_Requirement_. Give every entry again, unchanged, and leave its images out.

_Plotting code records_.
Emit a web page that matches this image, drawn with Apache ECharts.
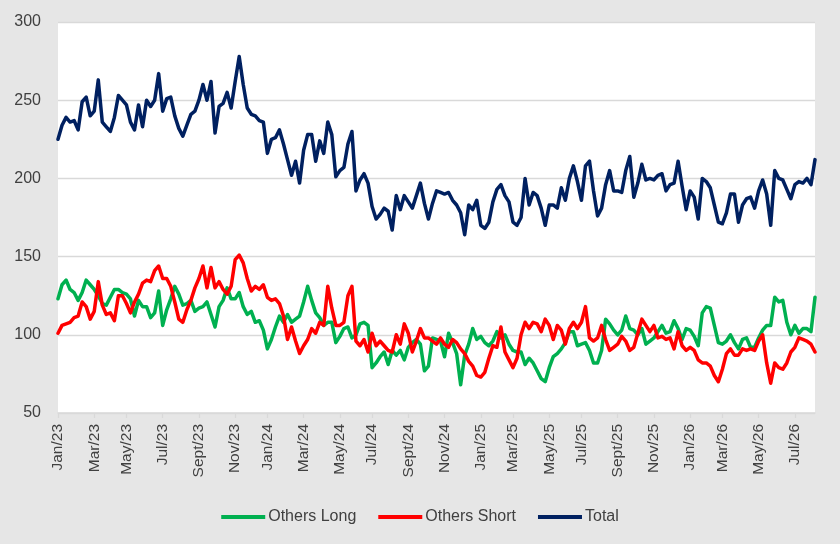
<!DOCTYPE html>
<html>
<head>
<meta charset="utf-8">
<script src="https://cdn.jsdelivr.net/npm/echarts@6/dist/echarts.min.js"></script>
<style>
  html, body { margin: 0; padding: 0; background: #e6e6e6; }
  #chart { width: 840px; height: 544px; }
</style>
</head>
<body>
<div id="chart"></div>
<script>
// Weekly observations starting 2023-01-03
const START_DATE = '2023-01-03';
const MONTH_NAMES = ['Jan','Feb','Mar','Apr','May','Jun','Jul','Aug','Sept','Oct','Nov','Dec'];
const Y_TICKS = [50, 100, 150, 200, 250, 300];

const othersLong = [
  123,132,135,129,127,122,127,135,132,129,125,120,119,124,129,129,127,126,123,112,
  122,118,118,111,114,128,106,116,123,131,126,119,120,122,115,117,118,121,113,105,
  118,122,130,123,123,127,118,113,115,108,109,103,91,97,105,112,108,113,108,110,
  112,121,131,122,114,111,106,108,108,95,99,104,105,98,100,107,108,106,79,82,
  86,89,81,90,87,90,84,92,95,97,94,77,80,98,97,96,86,101,95,88,
  68,87,94,104,97,99,95,93,96,102,98,100,94,90,89,89,81,85,82,77,
  72,70,79,86,88,91,95,102,102,93,94,95,90,82,82,90,110,107,103,100,
  103,112,104,103,100,104,94,96,98,102,106,101,102,109,104,97,104,103,99,93,
  114,118,117,106,95,94,96,100,95,91,97,98,92,92,98,103,106,106,124,121,
  122,108,100,106,101,104,104,102,124
];

const othersShort = [
  101,106,107,108,111,112,121,118,110,115,134,119,113,114,109,125,125,120,114,121,
  126,133,135,134,141,144,136,136,131,121,110,108,116,122,130,136,144,130,143,130,
  134,129,126,131,148,151,146,136,128,131,129,132,124,122,123,120,112,97,105,96,
  88,93,97,104,101,108,106,131,117,106,106,108,125,131,96,93,97,89,101,93,
  96,93,90,89,100,94,107,101,89,96,104,98,98,96,94,98,94,92,97,95,
  91,88,83,80,74,73,76,85,93,92,105,89,84,79,85,100,108,104,108,107,
  102,110,106,97,106,103,94,104,108,104,108,118,98,96,98,106,97,90,92,94,
  99,96,90,92,101,110,106,102,106,98,99,97,98,91,102,93,90,92,90,84,
  82,82,80,74,70,78,88,91,87,87,91,90,91,90,96,100,82,69,82,79,
  78,82,89,92,98,97,96,94,89
];

const total = [
  225,234,239,236,237,231,249,252,240,243,263,236,233,230,239,253,250,247,236,231,
  247,233,250,246,250,267,243,251,252,240,232,227,234,241,243,250,260,250,262,229,
  246,248,255,245,262,278,260,245,241,240,237,236,216,225,226,231,222,212,202,211,
  197,218,228,228,211,224,216,236,228,201,205,207,222,230,192,199,203,197,182,174,
  177,181,179,167,189,180,189,185,181,189,197,184,174,184,192,191,190,191,186,183,
  178,164,183,180,186,170,168,172,185,193,196,189,185,172,170,175,200,183,191,189,
  181,170,183,183,181,194,186,200,208,198,186,208,211,192,176,181,196,205,192,192,
  191,205,214,188,197,209,199,200,199,202,203,192,196,197,211,195,180,192,188,174,
  200,198,194,183,172,171,178,190,190,172,183,187,188,181,192,199,190,170,205,200,
  199,193,187,196,198,197,200,196,212
];

// Build weekly date categories
const dates = [];
(function () {
  const t0 = Date.parse(START_DATE + 'T00:00:00Z');
  for (let i = 0; i < total.length; i++) dates.push(new Date(t0 + i * 7 * 86400000));
})();
const categories = dates.map(d => d.toISOString().slice(0, 10));

function isLabelWeek(index) {
  const d = dates[index];
  if (!d) return false;
  return d.getUTCDate() <= 7 && d.getUTCMonth() % 2 === 0;
}
function fmtLabel(value) {
  const d = new Date(value + 'T00:00:00Z');
  return MONTH_NAMES[d.getUTCMonth()] + '/' + String(d.getUTCFullYear()).slice(2);
}

const FONT = 'Liberation Sans, Arial, sans-serif';
const chart = echarts.init(document.getElementById('chart'), null, { renderer: 'canvas' });
chart.setOption({
  backgroundColor: '#e6e6e6',
  animation: false,
  textStyle: { fontFamily: FONT },
  grid: {
    left: 58, right: 25, top: 22, bottom: 131,
    show: true, backgroundColor: '#ffffff', borderWidth: 0,
    containLabel: false
  },
  legend: {
    bottom: 14,
    left: 'center',
    icon: 'rect',
    itemWidth: 44,
    itemHeight: 4,
    itemGap: 22,
    textStyle: { fontFamily: FONT, fontSize: 16, color: '#404040', padding: [0, 0, 0, -2] },
    data: ['Others Long', 'Others Short', 'Total']
  },
  xAxis: {
    type: 'category',
    boundaryGap: false,
    data: categories,
    axisLine: { show: true, lineStyle: { color: '#d9d9d9', width: 1.5 } },
    axisTick: {
      show: true, length: 5,
      interval: (i) => isLabelWeek(i),
      lineStyle: { color: '#d9d9d9', width: 1.3 }
    },
    axisLabel: {
      rotate: 90,
      margin: 11,
      interval: (i) => isLabelWeek(i),
      formatter: fmtLabel,
      fontFamily: FONT,
      fontSize: 15.5,
      color: '#404040'
    },
    splitLine: { show: false }
  },
  yAxis: {
    type: 'value',
    min: Y_TICKS[0],
    max: Y_TICKS[Y_TICKS.length - 1],
    interval: 50,
    axisLine: { show: false },
    axisTick: { show: false },
    axisLabel: { fontFamily: FONT, fontSize: 16, color: '#404040', margin: 17 },
    splitLine: { show: true, lineStyle: { color: '#d9d9d9', width: 1.3 } }
  },
  series: [
    {
      name: 'Others Long', type: 'line', data: othersLong,
      symbol: 'none', color: '#00b050',
      lineStyle: { width: 3.5, color: '#00b050', join: 'round', cap: 'round' }
    },
    {
      name: 'Others Short', type: 'line', data: othersShort,
      symbol: 'none', color: '#ff0000',
      lineStyle: { width: 3.5, color: '#ff0000', join: 'round', cap: 'round' }
    },
    {
      name: 'Total', type: 'line', data: total,
      symbol: 'none', color: '#002060',
      lineStyle: { width: 3.5, color: '#002060', join: 'round', cap: 'round' }
    }
  ]
});
</script>
</body>
</html>
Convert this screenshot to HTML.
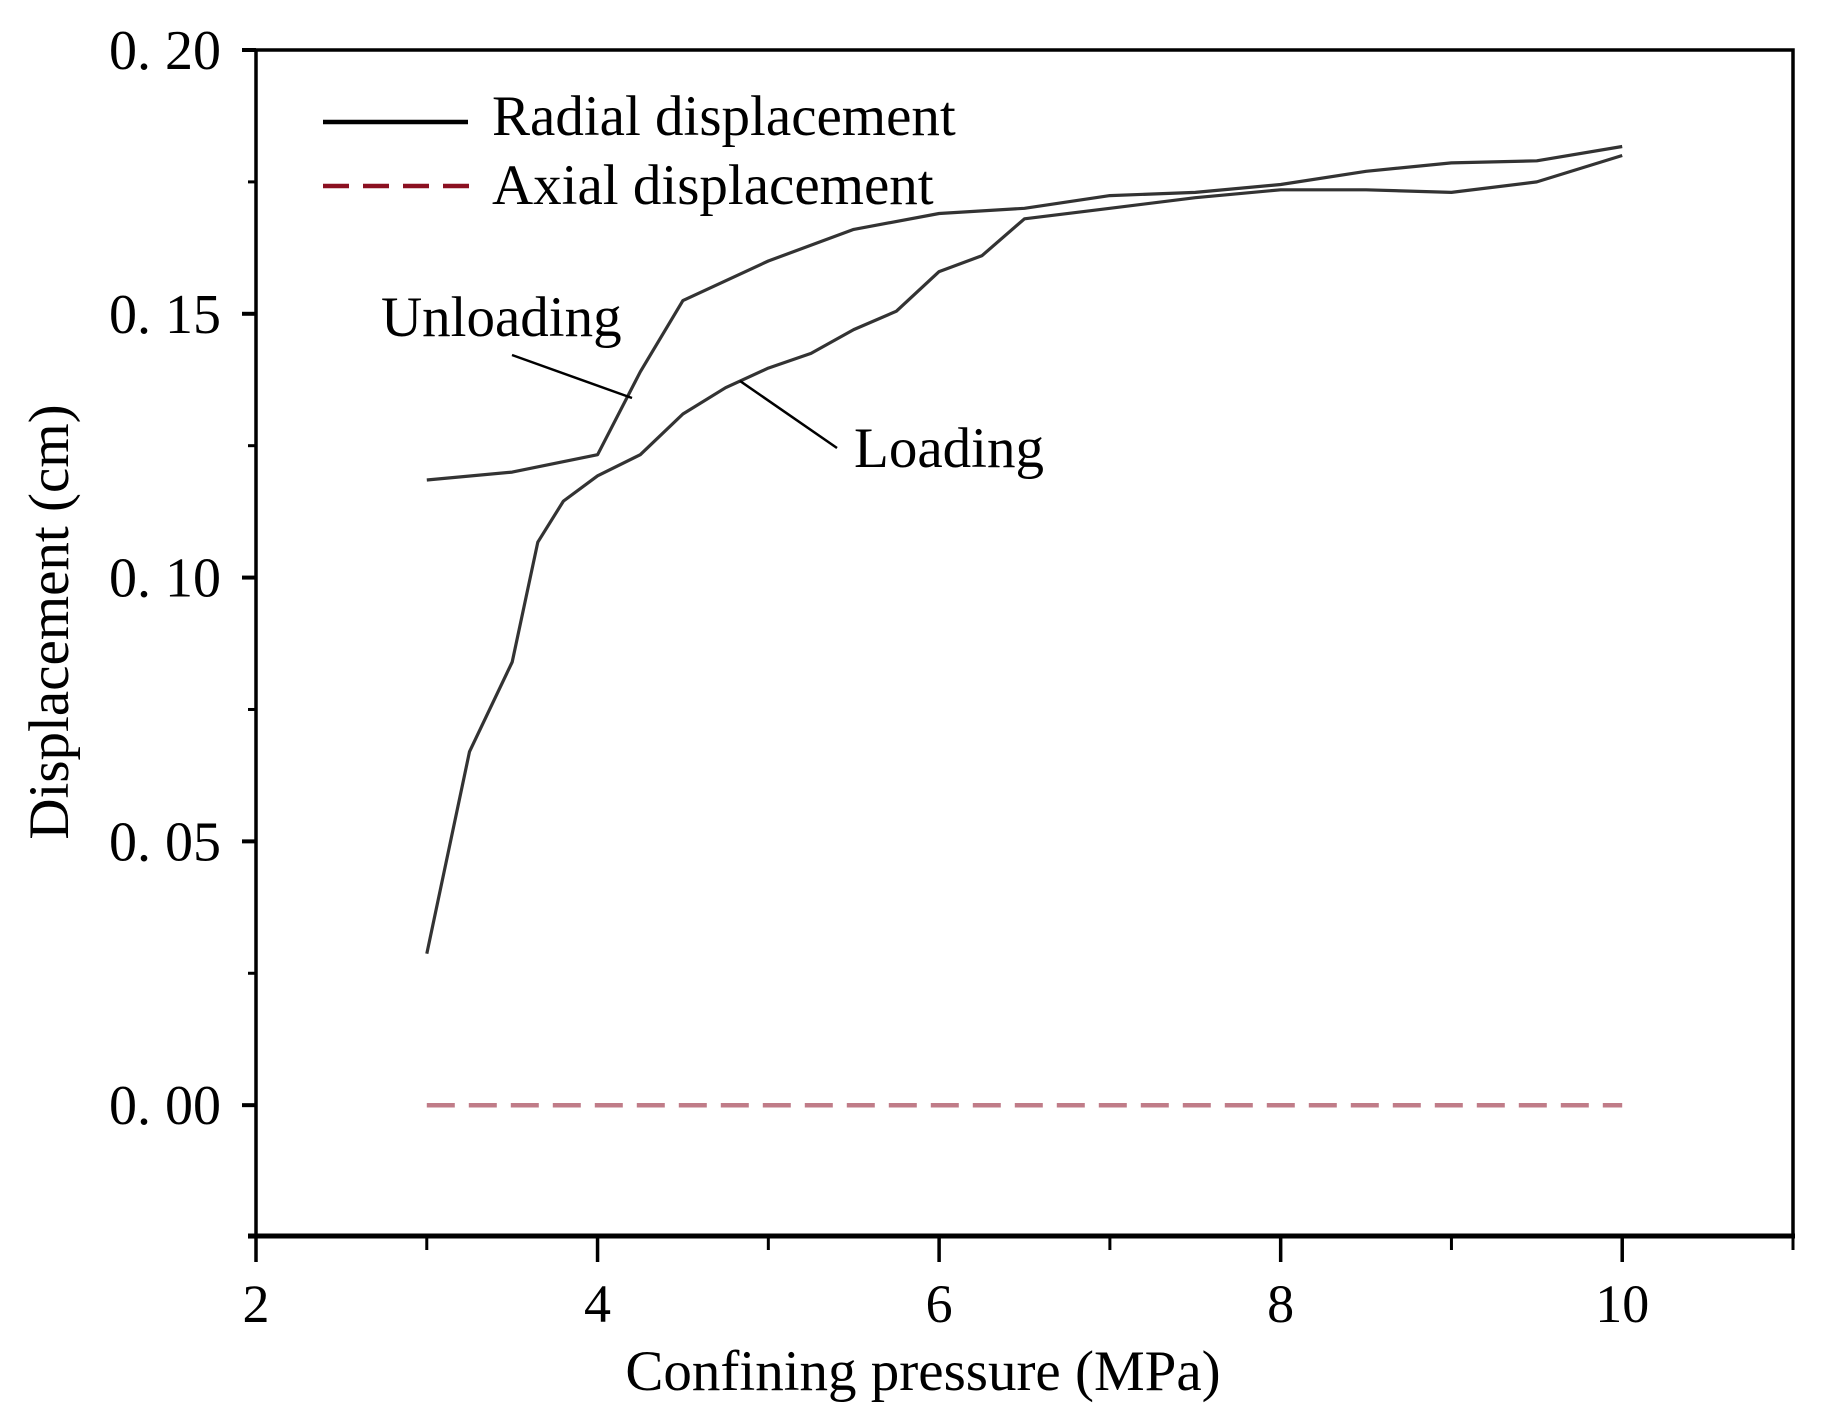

_Response below_.
Emit a web page that matches this image, drawn with Apache ECharts.
<!DOCTYPE html>
<html>
<head>
<meta charset="utf-8">
<script src="https://cdn.jsdelivr.net/npm/echarts@6/dist/echarts.min.js"></script>
<style>
  html, body { margin: 0; padding: 0; background: #e6e6e6; }
  #chart { width: 840px; height: 544px; }
</style>
</head>
<body>
<div id="chart"></div>
<script>
// Weekly observations starting 2023-01-03
const START_DATE = '2023-01-03';
const MONTH_NAMES = ['Jan','Feb','Mar','Apr','May','Jun','Jul','Aug','Sept','Oct','Nov','Dec'];
const Y_TICKS = [50, 100, 150, 200, 250, 300];

const othersLong = [
  123,132,135,129,127,122,127,135,132,129,125,120,119,124,129,129,127,126,123,112,
  122,118,118,111,114,128,106,116,123,131,126,119,120,122,115,117,118,121,113,105,
  118,122,130,123,123,127,118,113,115,108,109,103,91,97,105,112,108,113,108,110,
  112,121,131,122,114,111,106,108,108,95,99,104,105,98,100,107,108,106,79,82,
  86,89,81,90,87,90,84,92,95,97,94,77,80,98,97,96,86,101,95,88,
  68,87,94,104,97,99,95,93,96,102,98,100,94,90,89,89,81,85,82,77,
  72,70,79,86,88,91,95,102,102,93,94,95,90,82,82,90,110,107,103,100,
  103,112,104,103,100,104,94,96,98,102,106,101,102,109,104,97,104,103,99,93,
  114,118,117,106,95,94,96,100,95,91,97,98,92,92,98,103,106,106,124,121,
  122,108,100,106,101,104,104,102,124
];

const othersShort = [
  101,106,107,108,111,112,121,118,110,115,134,119,113,114,109,125,125,120,114,121,
  126,133,135,134,141,144,136,136,131,121,110,108,116,122,130,136,144,130,143,130,
  134,129,126,131,148,151,146,136,128,131,129,132,124,122,123,120,112,97,105,96,
  88,93,97,104,101,108,106,131,117,106,106,108,125,131,96,93,97,89,101,93,
  96,93,90,89,100,94,107,101,89,96,104,98,98,96,94,98,94,92,97,95,
  91,88,83,80,74,73,76,85,93,92,105,89,84,79,85,100,108,104,108,107,
  102,110,106,97,106,103,94,104,108,104,108,118,98,96,98,106,97,90,92,94,
  99,96,90,92,101,110,106,102,106,98,99,97,98,91,102,93,90,92,90,84,
  82,82,80,74,70,78,88,91,87,87,91,90,91,90,96,100,82,69,82,79,
  78,82,89,92,98,97,96,94,89
];

const total = [
  225,234,239,236,237,231,249,252,240,243,263,236,233,230,239,253,250,247,236,231,
  247,233,250,246,250,267,243,251,252,240,232,227,234,241,243,250,260,250,262,229,
  246,248,255,245,262,278,260,245,241,240,237,236,216,225,226,231,222,212,202,211,
  197,218,228,228,211,224,216,236,228,201,205,207,222,230,192,199,203,197,182,174,
  177,181,179,167,189,180,189,185,181,189,197,184,174,184,192,191,190,191,186,183,
  178,164,183,180,186,170,168,172,185,193,196,189,185,172,170,175,200,183,191,189,
  181,170,183,183,181,194,186,200,208,198,186,208,211,192,176,181,196,205,192,192,
  191,205,214,188,197,209,199,200,199,202,203,192,196,197,211,195,180,192,188,174,
  200,198,194,183,172,171,178,190,190,172,183,187,188,181,192,199,190,170,205,200,
  199,193,187,196,198,197,200,196,212
];

// Build weekly date categories
const dates = [];
(function () {
  const t0 = Date.parse(START_DATE + 'T00:00:00Z');
  for (let i = 0; i < total.length; i++) dates.push(new Date(t0 + i * 7 * 86400000));
})();
const categories = dates.map(d => d.toISOString().slice(0, 10));

function isLabelWeek(index) {
  const d = dates[index];
  if (!d) return false;
  return d.getUTCDate() <= 7 && d.getUTCMonth() % 2 === 0;
}
function fmtLabel(value) {
  const d = new Date(value + 'T00:00:00Z');
  return MONTH_NAMES[d.getUTCMonth()] + '/' + String(d.getUTCFullYear()).slice(2);
}

const FONT = 'Liberation Sans, Arial, sans-serif';
const chart = echarts.init(document.getElementById('chart'), null, { renderer: 'canvas' });
chart.setOption({
  backgroundColor: '#e6e6e6',
  animation: false,
  textStyle: { fontFamily: FONT },
  grid: {
    left: 58, right: 25, top: 22, bottom: 131,
    show: true, backgroundColor: '#ffffff', borderWidth: 0,
    containLabel: false
  },
  legend: {
    bottom: 14,
    left: 'center',
    icon: 'rect',
    itemWidth: 44,
    itemHeight: 4,
    itemGap: 22,
    textStyle: { fontFamily: FONT, fontSize: 16, color: '#404040', padding: [0, 0, 0, -2] },
    data: ['Others Long', 'Others Short', 'Total']
  },
  xAxis: {
    type: 'category',
    boundaryGap: false,
    data: categories,
    axisLine: { show: true, lineStyle: { color: '#d9d9d9', width: 1.5 } },
    axisTick: {
      show: true, length: 5,
      interval: (i) => isLabelWeek(i),
      lineStyle: { color: '#d9d9d9', width: 1.3 }
    },
    axisLabel: {
      rotate: 90,
      margin: 11,
      interval: (i) => isLabelWeek(i),
      formatter: fmtLabel,
      fontFamily: FONT,
      fontSize: 15.5,
      color: '#404040'
    },
    splitLine: { show: false }
  },
  yAxis: {
    type: 'value',
    min: Y_TICKS[0],
    max: Y_TICKS[Y_TICKS.length - 1],
    interval: 50,
    axisLine: { show: false },
    axisTick: { show: false },
    axisLabel: { fontFamily: FONT, fontSize: 16, color: '#404040', margin: 17 },
    splitLine: { show: true, lineStyle: { color: '#d9d9d9', width: 1.3 } }
  },
  series: [
    {
      name: 'Others Long', type: 'line', data: othersLong,
      symbol: 'none', color: '#00b050',
      lineStyle: { width: 3.5, color: '#00b050', join: 'round', cap: 'round' }
    },
    {
      name: 'Others Short', type: 'line', data: othersShort,
      symbol: 'none', color: '#ff0000',
      lineStyle: { width: 3.5, color: '#ff0000', join: 'round', cap: 'round' }
    },
    {
      name: 'Total', type: 'line', data: total,
      symbol: 'none', color: '#002060',
      lineStyle: { width: 3.5, color: '#002060', join: 'round', cap: 'round' }
    }
  ]
});
</script>
</body>
</html>
Convert this screenshot to HTML.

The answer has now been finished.